I NEED 50 thousand crore in the 12th Plan to make India energy sufficient,” Sushil Kumar Shinde, the then Power Minister, demanded during a crowded State Power Ministers’ conference in Vigyan Bhawan on July 13, 2012. Shinde paused and looked at Montek Singh Ahluwalia and said “I don’t demand that the Planning Commission sanction 50 thousand crore in one go, give me 10 thousand crore every year.” Ahluwalia was noncommittal and steered the whole discussion to the financial mismanagement of State-run power companies and electricity boards. Power is in the concurrent list and the Centre can’t do much, except calling conferences, admonishing States, and selling dreams like ‘power to all’ to those who are not aware about the intricacies of this sector.
 
The blackout days of July 30 and 31 corroborate the lackadaisical attitude of the States and the Central Government. It just shows the Government’s total insensitivity towards the needs of the poor. The energy consumption of a nation or an individual is the barometer of how long they will survive and given today’s situation, the signs are disappointing.
   
gfiles cover story ‘Blackout’ is an attempt to dig out the harsh facts and ground realities for those who are completely unaware that India is not likely to be a power sufficient country, at least for the next 50 years.
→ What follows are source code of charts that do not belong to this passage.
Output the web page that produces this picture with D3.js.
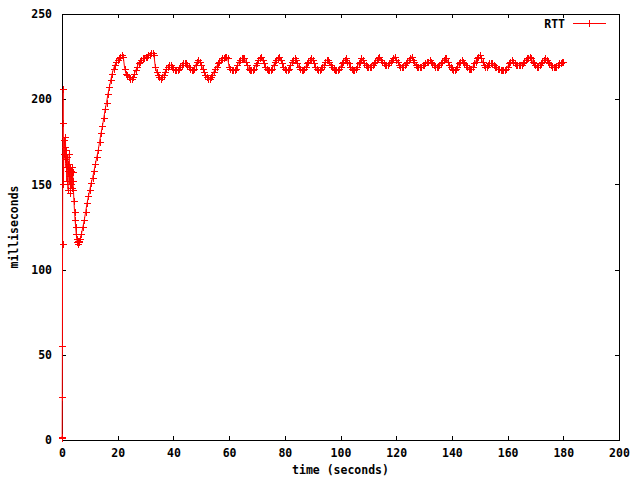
<!DOCTYPE html>
<html><head><meta charset="utf-8">
<script src="https://cdn.jsdelivr.net/npm/d3@7"></script>
<style>
body{margin:0;background:#fff}
text{font-family:"DejaVu Sans Mono","Liberation Mono",monospace;font-weight:bold;font-size:11.5px;fill:#000}
</style>
</head><body><svg id="c" width="640" height="480"></svg>
<script>
// ---- data ----
const xTickValues = [0,20,40,60,80,100,120,140,160,180,200];
const yTickValues = [0,50,100,150,200,250];
const seriesName = "RTT";
// start of the connection (irregular sampling)
const earlyT = [0,0.03,0.06,0.1,0.15,0.2,0.3,0.4,0.5,0.65,0.8,0.95,1.1,1.25,1.4,1.55,1.7,1.85,2.0,2.15,2.3,2.45,2.6,2.75,
  2.9,3.05,3.2,3.35,3.5,3.65,3.8,3.95,4.1,4.3,4.5,4.7,4.9,5.1,5.3,5.5,5.7,5.85,5.95];
const earlyV = [1,2,1,25,55,115,186,206,150,168,176,172,165,178,160,170,152,166,158,147,162,155,168,150,
  160,145,158,150,160,148,157,152,147,140,134,129,125,121,118,116,117,115,116];
// regular samples every 0.5 s from t = 6 s to 180 s
const mainStart = 6, mainStep = 0.5;
const mainV = [
117,118,121,125,129,134,139,143,147,151,
154,158,162,166,170,175,180,184,189,194,
198,203,207,211,215,218,220,222,223,224,
225,226,225,218,215,214,213,212,212,213,
215,217,219,221,222,223,224,224,225,225,
226,226,227,227,226,219,216,214,213,212,
213,214,216,218,219,220,220,219,218,217,
217,217,218,219,220,221,221,221,220,219,
218,217,217,218,220,222,223,222,220,218,
216,214,213,212,212,213,214,216,218,219,
221,222,223,224,224,225,225,224,219,218,
217,217,217,218,220,222,223,224,224,224,
222,220,218,217,217,217,218,220,221,223,
224,225,223,221,219,218,217,217,217,218,
220,222,223,224,225,223,221,219,218,217,
217,218,220,222,223,224,223,221,219,218,
217,217,218,219,221,222,223,224,223,221,
219,218,217,217,218,219,220,222,223,223,
222,220,219,218,217,217,217,218,219,221,
222,223,224,222,221,219,218,217,217,218,
219,221,222,224,223,221,220,219,219,219,
219,220,221,222,223,224,225,223,222,221,
220,220,220,221,222,223,224,225,223,222,
220,219,219,219,220,221,222,223,224,225,
223,222,220,219,219,219,219,220,220,221,
222,222,223,222,221,220,219,219,219,220,
221,222,223,224,224,222,220,219,218,217,
217,218,219,221,222,223,222,221,220,219,
218,218,218,219,221,222,224,225,226,224,
222,220,219,219,220,221,221,221,220,219,
219,218,218,217,217,217,217,218,219,221,
222,223,222,221,220,220,220,220,220,221,
222,223,224,224,225,224,222,221,220,219,
219,220,221,222,223,224,223,222,221,220,
219,219,219,219,220,221,221,222,222
];

const data = earlyT.map((t,i)=>({t, v: earlyV[i]}))
  .concat(mainV.map((v,i)=>({t: mainStart + i*mainStep, v})));

// ---- chart ----
const svg = d3.select("#c");
svg.append("rect").attr("width",640).attr("height",480).attr("fill","#fff");
const L=62, R=619, T=14, B=440;
const x = d3.scaleLinear().domain([0,200]).range([L,R]);
const y = d3.scaleLinear().domain([0,250]).range([B,T]);
const red = "#ff0000";

// axes (ticks inward, mirrored)
const gB = svg.append("g").attr("transform",`translate(0,${B})`)
  .call(d3.axisBottom(x).tickValues(xTickValues).tickSize(-4).tickPadding(9).tickFormat(d3.format("d")));
const gT = svg.append("g").attr("transform",`translate(0,${T})`)
  .call(d3.axisTop(x).tickValues(xTickValues.slice(1,-1)).tickSize(-4).tickFormat(""));
const gL = svg.append("g").attr("transform",`translate(${L},0)`)
  .call(d3.axisLeft(y).tickValues(yTickValues).tickSize(-4).tickPadding(10).tickFormat(d3.format("d")));
const gR = svg.append("g").attr("transform",`translate(${R},0)`)
  .call(d3.axisRight(y).tickValues(yTickValues.slice(1,-1)).tickSize(-4).tickFormat(""));
[gB,gT,gL,gR].forEach(g=>{
  g.select(".domain").remove();
  g.selectAll("line").attr("stroke","#000").attr("shape-rendering","crispEdges");
  g.selectAll("text").attr("font-family",null).attr("font-size",null).style("font-family",'"DejaVu Sans Mono",monospace').style("font-weight","bold").style("font-size","11.5px");
});
gB.selectAll("line").filter(d=>d===0||d===200).remove();
gL.selectAll("line").filter(d=>d===0||d===250).remove();

// frame
svg.append("rect").attr("x",L+0.5).attr("y",T+0.5).attr("width",R-L).attr("height",B-T)
  .attr("fill","none").attr("stroke","#000").attr("stroke-width",1);

// titles
svg.append("text").attr("x",(L+R)/2).attr("y",474).attr("text-anchor","middle").text("time (seconds)");
svg.append("text").attr("transform",`translate(18,${(T+B)/2}) rotate(-90)`).attr("text-anchor","middle").text("milliseconds");

// line
const line = d3.line().x(d=>x(d.t)).y(d=>y(d.v));
svg.append("path").datum(data).attr("d",line).attr("fill","none").attr("stroke",red).attr("stroke-width",1);
// point markers "+" (snapped to the pixel grid like a bitmap terminal)
const plus = "M-3,0H4M0.5,-3.5V3.5";
svg.append("g").attr("shape-rendering","crispEdges").selectAll("path").data(data).join("path")
  .attr("transform",d=>`translate(${Math.round(x(d.t))},${Math.round(y(d.v))+0.5})`)
  .attr("d",plus).attr("stroke",red).attr("stroke-width",1).attr("fill","none");

// legend
svg.append("text").attr("x",565).attr("y",27.5).attr("text-anchor","end").text(seriesName);
svg.append("line").attr("x1",573).attr("x2",606).attr("y1",23.5).attr("y2",23.5).attr("stroke",red).attr("shape-rendering","crispEdges");
svg.append("path").attr("transform","translate(589,23.5)").attr("d","M0.5,-3.5V3.5").attr("stroke",red).attr("shape-rendering","crispEdges");
</script>
</body></html>
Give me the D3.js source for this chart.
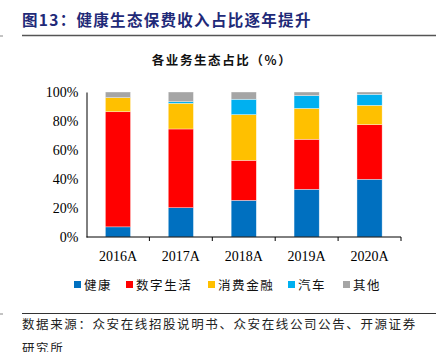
<!DOCTYPE html>
<html>
<head>
<meta charset="utf-8">
<script src="https://cdn.jsdelivr.net/npm/d3@7"></script>
<style>
  body { margin: 0; background: #fff; }
  svg { display: block; }
</style>
</head>
<body>
<div id="chart"></div>
<script>
// data (%)
var years = ["2016A", "2017A", "2018A", "2019A", "2020A"];
var seriesNames = ["健康", "数字生活", "消费金融", "汽车", "其他"];
var health   = [7.0, 20.2, 25.3, 32.9, 39.8];
var digital  = [79.4, 54.3, 27.6, 34.5, 37.7];
var consumer = [9.7, 17.7, 31.5, 21.3, 13.3];
var auto     = [0.0, 1.1, 10.6, 8.8, 7.6];
var other    = [3.9, 6.7, 5.0, 2.5, 1.6];
var yTicks = [0, 20, 40, 60, 80, 100];

var colors = ["#0070C0", "#FF0000", "#FFC000", "#00B0F0", "#A5A5A5"];
var serif = "'Liberation Serif', 'Times New Roman', serif";
var cjk = "'Noto Sans CJK SC', sans-serif";

var W = 436, H = 352;
var svg = d3.select("#chart").append("svg").attr("width", W).attr("height", H);

// header
svg.append("text")
  .attr("x", 22).attr("y", 26)
  .style("font-family", cjk).style("font-weight", "bold")
  .style("font-size", "15.5px").style("fill", "#1F2A78")
  .style("letter-spacing", "1.3px")
  .text("图13：健康生态保费收入占比逐年提升");
svg.append("line").attr("x1", 22).attr("x2", W).attr("y1", 35.5).attr("y2", 35.5)
  .style("stroke", "#555").style("stroke-width", 1.5);
svg.append("line").attr("x1", 0).attr("x2", 3).attr("y1", 36).attr("y2", 36)
  .style("stroke", "#888").style("stroke-width", 1);

svg.append("text")
  .attr("x", 222).attr("y", 65).attr("text-anchor", "middle")
  .style("font-family", cjk).style("font-weight", "bold")
  .style("font-size", "12.5px").style("fill", "#111")
  .style("letter-spacing", "1.6px")
  .text("各业务生态占比（%）");

var rows = years.map(function(y, i) {
  return {year: y, "健康": health[i], "数字生活": digital[i], "消费金融": consumer[i], "汽车": auto[i], "其他": other[i]};
});
var stacked = d3.stack().keys(seriesNames)(rows);

var x = d3.scaleBand().domain(years).range([86.5, 401]).paddingInner(0.6).paddingOuter(0.3);
var y = d3.scaleLinear().domain([0, 100]).range([237, 92]);

var g = svg.append("g");
g.selectAll("g.series")
  .data(stacked)
  .enter().append("g")
  .attr("class", "series")
  .style("fill", function(d, i) { return colors[i]; })
  .selectAll("rect")
  .data(function(d) { return d; })
  .enter().append("rect")
  .attr("x", function(d) { return x(d.data.year); })
  .attr("width", x.bandwidth())
  .attr("y", function(d) { return y(d[1]); })
  .attr("height", function(d) { return Math.max(0, y(d[0]) - y(d[1])); })
  .style("stroke", "#fff").style("stroke-width", 0.6).style("stroke-opacity", 0.6);

// y axis
var yAxis = d3.axisLeft(y).tickValues(yTicks).tickFormat(function(d) { return d + "%"; })
  .tickSize(0).tickPadding(8);
var ya = svg.append("g").attr("transform", "translate(86.5,0)").call(yAxis);
ya.select(".domain").style("stroke", "#000");
ya.selectAll("text").style("font-family", serif).style("font-size", "14px").style("fill", "#000");

// x axis with ticks at band boundaries
var xa = svg.append("g").attr("transform", "translate(0,237)");
xa.append("line").attr("x1", 86.5).attr("x2", 401).style("stroke", "#000");
var edges = d3.range(1, years.length + 1).map(function(i) { return 86.5 + i * (401 - 86.5) / years.length; });
xa.selectAll("line.tk").data(edges).enter().append("line").attr("class", "tk")
  .attr("x1", function(d) { return d; }).attr("x2", function(d) { return d; })
  .attr("y1", 0).attr("y2", 4).style("stroke", "#000");
xa.selectAll("text").data(years).enter().append("text")
  .attr("x", function(d) { return x(d) + x.bandwidth() / 2; })
  .attr("y", 24).attr("text-anchor", "middle")
  .style("font-family", serif).style("font-size", "14px").style("fill", "#000")
  .text(function(d) { return d; });

// legend
var legendX = [74, 126, 208, 288, 343];
var lg = svg.selectAll("g.legend").data(seriesNames).enter().append("g")
  .attr("class", "legend")
  .attr("transform", function(d, i) { return "translate(" + legendX[i] + ",285)"; });
lg.append("rect").attr("x", 0).attr("y", -4).attr("width", 7).attr("height", 7)
  .style("fill", function(d, i) { return colors[i]; });
lg.append("text").attr("x", 10).attr("y", 4.5)
  .style("font-family", cjk).style("font-size", "12.5px").style("fill", "#111")
  .style("letter-spacing", "1.6px")
  .text(function(d) { return d; });

// footer
svg.append("line").attr("x1", 22).attr("x2", W).attr("y1", 313.5).attr("y2", 313.5)
  .style("stroke", "#333").style("stroke-width", 1);
svg.append("line").attr("x1", 0).attr("x2", 3).attr("y1", 314).attr("y2", 314)
  .style("stroke", "#888").style("stroke-width", 1);
svg.append("text").attr("x", 22).attr("y", 329)
  .style("font-family", cjk).style("font-size", "12.5px").style("fill", "#222")
  .style("letter-spacing", "1.6px")
  .text("数据来源：众安在线招股说明书、众安在线公司公告、开源证券");
svg.append("text").attr("x", 22).attr("y", 353)
  .style("font-family", cjk).style("font-size", "12.5px").style("fill", "#222")
  .style("letter-spacing", "1.6px")
  .text("研究所");
</script>
</body>
</html>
Our Associate Editors, Naresh Minocha and Neeraj Mahajan, discuss the mess created by the Centre, vote hungry politicians and corrupt State Electricity Boards and greed-ridden companies. The situation is so pathetic that no bank wants to finance power projects. Most States need spoon-feeding from the Centre and Ahluwalia is justified when he appeals for financial discipline. MG Devasahayam in his article states, “Treating electricity at par with other market goods and services reflects a lack of understanding of basic economics, of the market, of electricity as a commodity and profile of its consumers.”
 
Ambassador Krishna V Rajan’s book ‘The Ambassadors’ Club’ is a must read for students of international politics. The book becomes special with 16 Ambassadors sharing their experiences. In the first of a series, gfiles publishes an extract from Ambassador Niranjan Desai’s experiences in dealing with Idi Amin. He writes, “Uprooting of the over 50,000 strong Indian diaspora from Uganda was the second such mass expulsion since Independence.” Desai witnessed the expulsion of this diaspora 40 years ago on August 8, 1972. 
 
Former Cabinet Secretary Prabhat Kumar is worried about his fraternity, and explaining KJ Alphons viewpoint notes, “The politicians cannot make a killing unless there is the obedient Government servant around to aid and abet them”. M K Kaw in his column ‘Silly Point’ furthers the argument of Prabhat Kumar where he states “What was once hailed as the ‘steel frame’ has started rusting. Today, it is known more as the ‘still frame’ on account of its lack of movement and dynamism. 
 
Politicians and bureaucrats used to work in tandem. Earlier officers used to understand the mindset of the politicians and used to assist them in drafting policies and implementing the same. But today both tribes are completely disconnected from the masses. The dynamics of world polity and economy are fast changing beyond the imagination of Indian politicians and bureaucrats. If the acclimatisation to the new world is not fast, I am sure India will keep living in its own fallacy and keep befooling the poorest.